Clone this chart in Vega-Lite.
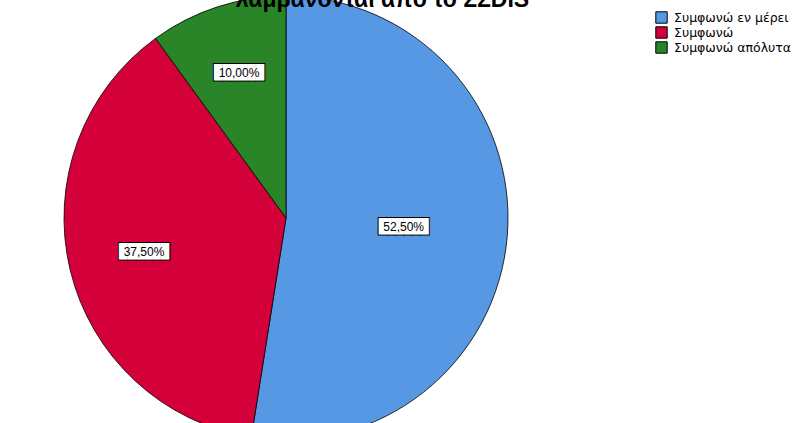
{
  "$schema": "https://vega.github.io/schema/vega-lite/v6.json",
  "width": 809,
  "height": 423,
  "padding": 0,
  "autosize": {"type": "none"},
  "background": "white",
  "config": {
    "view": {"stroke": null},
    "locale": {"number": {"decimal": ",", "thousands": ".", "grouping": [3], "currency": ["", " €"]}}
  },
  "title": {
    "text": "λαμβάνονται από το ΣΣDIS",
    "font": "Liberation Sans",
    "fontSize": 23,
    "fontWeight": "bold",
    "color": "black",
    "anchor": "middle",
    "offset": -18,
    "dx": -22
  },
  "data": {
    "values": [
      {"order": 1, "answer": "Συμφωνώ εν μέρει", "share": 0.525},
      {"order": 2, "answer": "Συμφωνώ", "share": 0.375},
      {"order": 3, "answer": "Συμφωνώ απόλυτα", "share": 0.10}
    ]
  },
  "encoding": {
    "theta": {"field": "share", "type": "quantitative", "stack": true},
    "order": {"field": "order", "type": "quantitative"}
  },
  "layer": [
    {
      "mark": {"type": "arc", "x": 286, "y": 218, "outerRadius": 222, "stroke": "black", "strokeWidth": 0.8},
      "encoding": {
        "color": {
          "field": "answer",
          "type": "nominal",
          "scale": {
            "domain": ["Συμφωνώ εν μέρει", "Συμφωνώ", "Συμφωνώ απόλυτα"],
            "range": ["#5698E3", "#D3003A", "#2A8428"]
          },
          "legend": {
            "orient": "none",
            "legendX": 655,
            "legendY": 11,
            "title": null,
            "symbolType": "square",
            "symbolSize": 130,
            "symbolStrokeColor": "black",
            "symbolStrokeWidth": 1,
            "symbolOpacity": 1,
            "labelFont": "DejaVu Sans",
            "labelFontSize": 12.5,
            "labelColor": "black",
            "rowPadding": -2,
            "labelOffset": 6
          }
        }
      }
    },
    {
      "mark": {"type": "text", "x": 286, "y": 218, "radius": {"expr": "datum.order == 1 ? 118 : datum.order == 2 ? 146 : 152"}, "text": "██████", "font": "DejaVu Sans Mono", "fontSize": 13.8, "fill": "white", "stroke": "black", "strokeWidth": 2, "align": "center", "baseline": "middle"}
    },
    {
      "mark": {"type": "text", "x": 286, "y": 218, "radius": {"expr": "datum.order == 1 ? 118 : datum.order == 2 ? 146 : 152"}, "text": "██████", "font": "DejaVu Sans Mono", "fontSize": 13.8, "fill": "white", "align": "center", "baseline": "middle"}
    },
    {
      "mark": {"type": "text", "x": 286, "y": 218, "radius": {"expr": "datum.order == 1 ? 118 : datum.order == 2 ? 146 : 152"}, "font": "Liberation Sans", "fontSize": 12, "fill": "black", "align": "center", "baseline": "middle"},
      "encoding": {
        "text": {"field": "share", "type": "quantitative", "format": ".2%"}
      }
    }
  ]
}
· · · · ·
EXERCISE DIRECTIONS
Quote in full the listing given above; the images are to be left out.

RESPONSE TO THIS EXERCISE
Clone this chart in Vega-Lite.
{
  "$schema": "https://vega.github.io/schema/vega-lite/v6.json",
  "width": 809,
  "height": 423,
  "padding": 0,
  "autosize": {"type": "none"},
  "background": "white",
  "config": {
    "view": {"stroke": null},
    "locale": {"number": {"decimal": ",", "thousands": ".", "grouping": [3], "currency": ["", " €"]}}
  },
  "title": {
    "text": "λαμβάνονται από το ΣΣDIS",
    "font": "Liberation Sans",
    "fontSize": 23,
    "fontWeight": "bold",
    "color": "black",
    "anchor": "middle",
    "offset": -18,
    "dx": -22
  },
  "data": {
    "values": [
      {"order": 1, "answer": "Συμφωνώ εν μέρει", "share": 0.525},
      {"order": 2, "answer": "Συμφωνώ", "share": 0.375},
      {"order": 3, "answer": "Συμφωνώ απόλυτα", "share": 0.10}
    ]
  },
  "encoding": {
    "theta": {"field": "share", "type": "quantitative", "stack": true},
    "order": {"field": "order", "type": "quantitative"}
  },
  "layer": [
    {
      "mark": {"type": "arc", "x": 286, "y": 218, "outerRadius": 222, "stroke": "black", "strokeWidth": 0.8},
      "encoding": {
        "color": {
          "field": "answer",
          "type": "nominal",
          "scale": {
            "domain": ["Συμφωνώ εν μέρει", "Συμφωνώ", "Συμφωνώ απόλυτα"],
            "range": ["#5698E3", "#D3003A", "#2A8428"]
          },
          "legend": {
            "orient": "none",
            "legendX": 655,
            "legendY": 11,
            "title": null,
            "symbolType": "square",
            "symbolSize": 130,
            "symbolStrokeColor": "black",
            "symbolStrokeWidth": 1,
            "symbolOpacity": 1,
            "labelFont": "DejaVu Sans",
            "labelFontSize": 12.5,
            "labelColor": "black",
            "rowPadding": -2,
            "labelOffset": 6
          }
        }
      }
    },
    {
      "mark": {"type": "text", "x": 286, "y": 218, "radius": {"expr": "datum.order == 1 ? 118 : datum.order == 2 ? 146 : 152"}, "text": "██████", "font": "DejaVu Sans Mono", "fontSize": 13.8, "fill": "white", "stroke": "black", "strokeWidth": 2, "align": "center", "baseline": "middle"}
    },
    {
      "mark": {"type": "text", "x": 286, "y": 218, "radius": {"expr": "datum.order == 1 ? 118 : datum.order == 2 ? 146 : 152"}, "text": "██████", "font": "DejaVu Sans Mono", "fontSize": 13.8, "fill": "white", "align": "center", "baseline": "middle"}
    },
    {
      "mark": {"type": "text", "x": 286, "y": 218, "radius": {"expr": "datum.order == 1 ? 118 : datum.order == 2 ? 146 : 152"}, "font": "Liberation Sans", "fontSize": 12, "fill": "black", "align": "center", "baseline": "middle"},
      "encoding": {
        "text": {"field": "share", "type": "quantitative", "format": ".2%"}
      }
    }
  ]
}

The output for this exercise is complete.